US Ambassador to NATO Douglas E. Lute[T]he force posture that NATO has had for the last 20 years or so when it went on operations, extended operations in the Balkans and in Afghanistan, was not best suited for these demands that we now face on our periphery. So the leaders took decisions to change or adapt or revise NATO’s force structure.

It’s really a three-part program. First, leaders took the decision to create what we call the Very High Readiness Joint Task Force. This is a brigade-sized ground element which is supported by air, sea and special operations forces that will be on several days’ notice to move. That is several days’ readiness. It will be postured, assembled mostly in the western countries, the western allies of the alliance, but it will be prepared to move anywhere inside alliance space in response to a direct threat.

And while this decision was taken to create this force at Wales, last Thursday defense ministers confirmed that we now have six allies who are prepared to lead this force in the upcoming six years. So defense ministers essentially added definition to the decision that was made at Wales.
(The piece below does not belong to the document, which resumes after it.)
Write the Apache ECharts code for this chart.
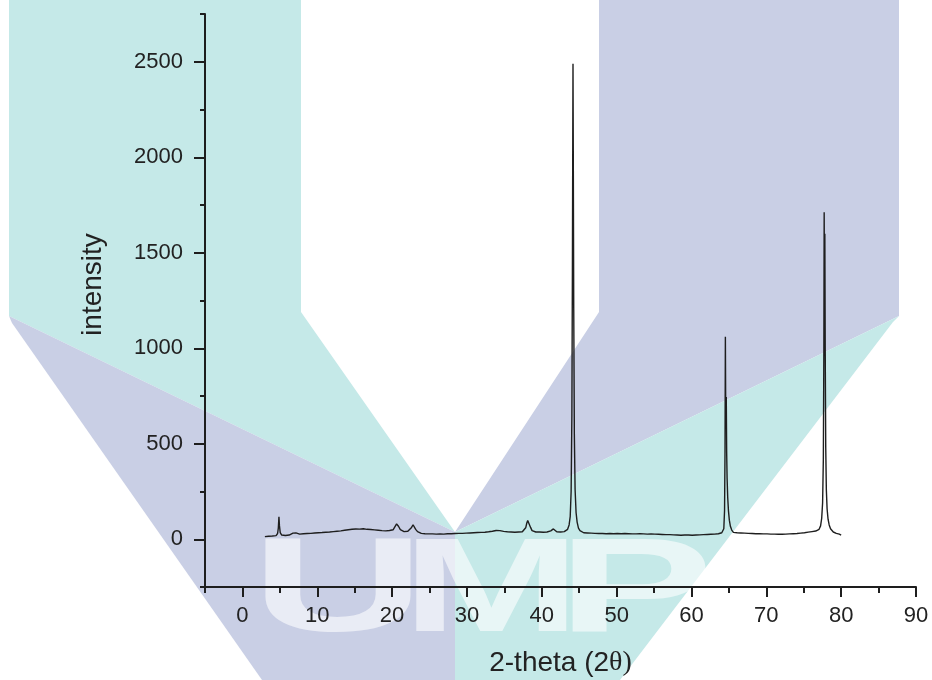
<!DOCTYPE html>
<html>
<head>
<meta charset="utf-8">
<script src="https://cdn.jsdelivr.net/npm/echarts@6/dist/echarts.min.js"></script>
<style>
html,body{margin:0;padding:0;background:#fff;}
#chart{width:932px;height:680px;}
</style>
</head>
<body>
<div id="chart"></div>
<script>
// XRD scan: [2-theta, intensity]
const scan = [
[3.00,14],[3.25,12],[3.50,16],[3.75,13],[4.00,17],[4.25,15],[4.50,19],[4.70,30],[4.80,60],[4.88,118],[4.95,70],[5.05,35],[5.25,22],[5.50,24],[5.75,20],[6.00,25],[6.25,22],[6.50,26],[6.75,32],[6.95,42],[7.15,33],[7.40,24],[7.65,27],[7.90,25],
[8.15,29],[8.40,26],[8.65,30],[8.90,27],[9.15,31],[9.40,29],[9.65,33],[9.90,30],[10.15,34],[10.40,31],[10.65,35],[10.90,33],[11.15,37],[11.40,34],[11.65,38],[11.90,36],[12.15,40],[12.40,37],[12.65,42],[12.90,39],[13.15,44],[13.40,41],[13.65,47],[13.90,44],
[14.15,50],[14.40,46],[14.65,52],[14.90,48],[15.15,54],[15.40,49],[15.65,53],[15.90,50],[16.15,55],[16.40,49],[16.65,52],[16.90,47],[17.15,51],[17.40,46],[17.65,49],[17.90,44],[18.15,47],[18.40,43],[18.65,45],[18.90,41],[19.15,44],[19.40,42],[19.65,46],[19.90,45],
[20.15,50],[20.40,60],[20.60,80],[20.70,84],[20.85,68],[21.10,50],[21.35,44],[21.60,40],[21.85,38],[22.10,42],[22.35,48],[22.60,62],[22.80,76],[22.95,72],[23.15,52],[23.40,40],[23.65,34],[23.90,31],
[24.15,33],[24.40,29],[24.65,31],[24.90,28],[25.15,32],[25.40,28],[25.65,30],[25.90,27],[26.15,31],[26.40,28],[26.65,30],[26.90,27],[27.15,31],[27.40,29],[27.65,32],[27.90,29],[28.15,33],[28.40,30],[28.65,32],[28.90,31],[29.15,34],[29.40,31],[29.65,33],[29.90,32],
[30.15,35],[30.40,33],[30.65,36],[30.90,34],[31.15,37],[31.40,35],[31.65,38],[31.90,36],[32.15,39],[32.40,37],[32.65,40],[32.90,39],[33.15,43],[33.40,42],[33.65,47],[33.90,46],[34.15,48],[34.40,45],[34.65,44],[34.90,41],[35.15,42],[35.40,39],[35.65,41],[35.90,38],
[36.15,40],[36.40,37],[36.65,40],[36.90,38],[37.15,41],[37.40,39],[37.65,44],[37.85,60],[38.00,85],[38.12,98],[38.22,100],[38.35,90],[38.50,62],[38.70,45],[38.95,40],[39.20,38],[39.45,41],[39.70,38],[39.95,40],[40.20,37],[40.45,40],[40.70,38],[40.95,41],
[41.20,44],[41.40,52],[41.55,54],[41.75,44],[42.00,39],[42.25,41],[42.50,38],[42.75,41],[43.00,40],[43.25,44],[43.45,52],[43.65,75],[43.80,120],[43.92,250],[44.02,650],[44.09,1400],[44.14,2100],[44.17,2490],[44.21,2000],[44.27,1200],[44.35,550],[44.45,260],[44.58,140],[44.72,90],[44.90,58],
[45.10,45],[45.35,38],[45.60,34],[45.85,31],[46.10,33],[46.35,30],[46.60,32],[46.85,29],[47.10,31],[47.35,28],[47.60,30],[47.85,27],[48.10,30],[48.35,27],[48.60,29],[48.85,26],[49.10,30],[49.35,27],[49.60,29],[49.85,27],
[50.10,30],[50.35,26],[50.60,29],[50.85,27],[51.10,30],[51.35,27],[51.60,29],[51.85,26],[52.10,28],[52.35,25],[52.60,28],[52.85,26],[53.10,29],[53.35,26],[53.60,28],[53.85,25],[54.10,27],[54.35,25],[54.60,28],[54.85,25],[55.10,27],[55.35,31],[55.60,26],[55.85,28],
[56.10,25],[56.35,27],[56.60,24],[56.85,26],[57.10,24],[57.35,26],[57.60,23],[57.85,25],[58.10,22],[58.35,24],[58.60,21],[58.85,24],[59.10,22],[59.35,25],[59.60,22],[59.85,24],[60.10,21],[60.35,24],[60.60,22],[60.85,25],[61.10,23],[61.35,26],[61.60,24],[61.85,27],
[62.10,25],[62.35,28],[62.60,26],[62.85,29],[63.10,27],[63.35,30],[63.60,29],[63.85,32],[64.05,34],[64.20,38],[64.32,55],[64.42,150],[64.48,450],[64.53,1060],[64.57,720],[64.61,640],[64.65,745],[64.70,460],[64.76,320],[64.84,220],[64.94,150],[65.06,100],[65.20,68],[65.38,48],[65.60,36],[65.85,32],
[66.10,34],[66.35,31],[66.60,33],[66.85,30],[67.10,32],[67.35,29],[67.60,31],[67.85,28],[68.10,30],[68.35,27],[68.60,29],[68.85,26],[69.10,29],[69.35,26],[69.60,28],[69.85,25],[70.10,28],[70.35,25],[70.60,27],[70.85,24],[71.10,27],[71.35,24],[71.60,26],[71.85,23],
[72.10,26],[72.35,24],[72.60,27],[72.85,25],[73.10,28],[73.35,26],[73.60,29],[73.85,27],[74.10,30],[74.35,28],[74.60,32],[74.85,30],[75.10,34],[75.35,32],[75.60,37],[75.85,35],[76.10,40],[76.35,38],[76.60,43],[76.85,45],
[77.05,52],[77.25,70],[77.40,110],[77.52,190],[77.62,420],[77.69,1000],[77.73,1712],[77.77,1280],[77.82,1600],[77.87,1000],[77.94,480],[78.02,260],[78.12,160],[78.25,105],[78.40,75],[78.58,55],[78.75,45],[78.95,38],[79.15,35],[79.35,31],[79.55,33],[79.75,27],[80.00,22]
];

const xMajorTicks = [0,10,20,30,40,50,60,70,80,90];
const xMinorTicks = [-5,5,15,25,35,45,55,65,75,85];
const yMajorTicks = [0,500,1000,1500,2000,2500];
const yMinorTicks = [-250,250,750,1250,1750,2250,2750];

const teal = '#c5e9e8';
const purple = '#c9cfe5';
const textColor = '#222';
const axisColor = '#1e1e1e';
const sans = '"Liberation Sans", Arial, sans-serif';

const chart = echarts.init(document.getElementById('chart'), null, {renderer: 'canvas'});

const baseAxis = {
  type: 'value',
  splitLine: {show: false},
  axisLine: {show: true, onZero: false, lineStyle: {color: axisColor, width: 2}},
  z: 10
};
const plain = function (v) { return String(v); };

chart.setOption({
  animation: false,
  backgroundColor: '#fff',
  grid: {left: 205, right: 16, top: 14, bottom: 93, containLabel: false, outerBoundsMode: 'none'},
  graphic: {
    elements: [
      {type: 'polygon', z: 0, silent: true, shape: {points: [[9,0],[301,0],[301,312],[455,532],[9,316]]}, style: {fill: teal}},
      {type: 'polygon', z: 0, silent: true, shape: {points: [[9,316],[455,532],[455,680],[262,680],[12,323]]}, style: {fill: purple}},
      {type: 'polygon', z: 0, silent: true, shape: {points: [[599,0],[899,0],[899,316],[455,532],[599,312]]}, style: {fill: purple}},
      {type: 'polygon', z: 0, silent: true, shape: {points: [[899,316],[455,532],[455,680],[620,680],[893,322]]}, style: {fill: teal}},
      {type: 'text', z: 1, silent: true, x: 251, y: 594, scaleX: 1.8, style: {text: 'U', font: 'bold 134px ' + sans, fill: 'rgba(255,255,255,0.6)', verticalAlign: 'middle', align: 'left'}},
      {type: 'text', z: 1, silent: true, x: 402, y: 594, scaleX: 1.6, style: {text: 'M', font: 'bold 134px ' + sans, fill: 'rgba(255,255,255,0.6)', verticalAlign: 'middle', align: 'left'}},
      {type: 'text', z: 1, silent: true, x: 557, y: 594, scaleX: 1.75, style: {text: 'P', font: 'bold 134px ' + sans, fill: 'rgba(255,255,255,0.6)', verticalAlign: 'middle', align: 'left'}}
    ]
  },
  xAxis: [
    Object.assign({}, baseAxis, {
      min: -5, max: 90, position: 'bottom',
      axisTick: {show: true, inside: false, length: 10, customValues: xMajorTicks, lineStyle: {color: axisColor, width: 2}},
      axisLabel: {show: true, customValues: xMajorTicks, formatter: plain, margin: 18, fontSize: 22, fontFamily: sans, color: textColor},
      name: '2-theta (2{s|θ)}',
      nameLocation: 'middle',
      nameGap: 62,
      nameTextStyle: {fontSize: 28, fontFamily: sans, color: textColor, rich: {s: {fontSize: 28, fontFamily: '"Liberation Serif", "Times New Roman", serif', color: textColor}}}
    }),
    Object.assign({}, baseAxis, {
      min: -5, max: 90, position: 'bottom',
      axisLine: {show: false, onZero: false},
      axisTick: {show: true, inside: false, length: 6, customValues: xMinorTicks, lineStyle: {color: axisColor, width: 2}},
      axisLabel: {show: false}
    })
  ],
  yAxis: [
    Object.assign({}, baseAxis, {
      min: -250, max: 2750, position: 'left',
      axisTick: {show: true, inside: false, length: 11, customValues: yMajorTicks, lineStyle: {color: axisColor, width: 2}},
      axisLabel: {show: true, customValues: yMajorTicks, formatter: plain, margin: 22, fontSize: 22, fontFamily: sans, color: textColor},
      name: 'intensity',
      nameLocation: 'middle',
      nameGap: 98,
      nameTextStyle: {fontSize: 28, fontFamily: sans, color: textColor, padding: [0, 0, 0, 32]}
    }),
    Object.assign({}, baseAxis, {
      min: -250, max: 2750, position: 'left',
      axisLine: {show: false, onZero: false},
      axisTick: {show: true, inside: false, length: 5, customValues: yMinorTicks, lineStyle: {color: axisColor, width: 2}},
      axisLabel: {show: false}
    })
  ],
  series: [{
    type: 'line',
    xAxisIndex: 0,
    yAxisIndex: 0,
    data: scan,
    showSymbol: false,
    symbol: 'none',
    z: 12,
    lineStyle: {color: '#1e1e1e', width: 1.4},
    emphasis: {disabled: true}
  }]
});
</script>
</body>
</html>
The second element of RAP, the Readiness Action Plan, which is important, is that across the six eastern-most allies, of NATO — so again, beginning in the north with Estonia and Bulgaria, all the way down to Bulgaria in the south — NATO decided to establish six, one in each country, six rather small, modest command and control centers. These centers are designed to work with the allies themselves and be essentially the reception centers in the event that the Rapid Deployment Brigade is sent to one of these six allies.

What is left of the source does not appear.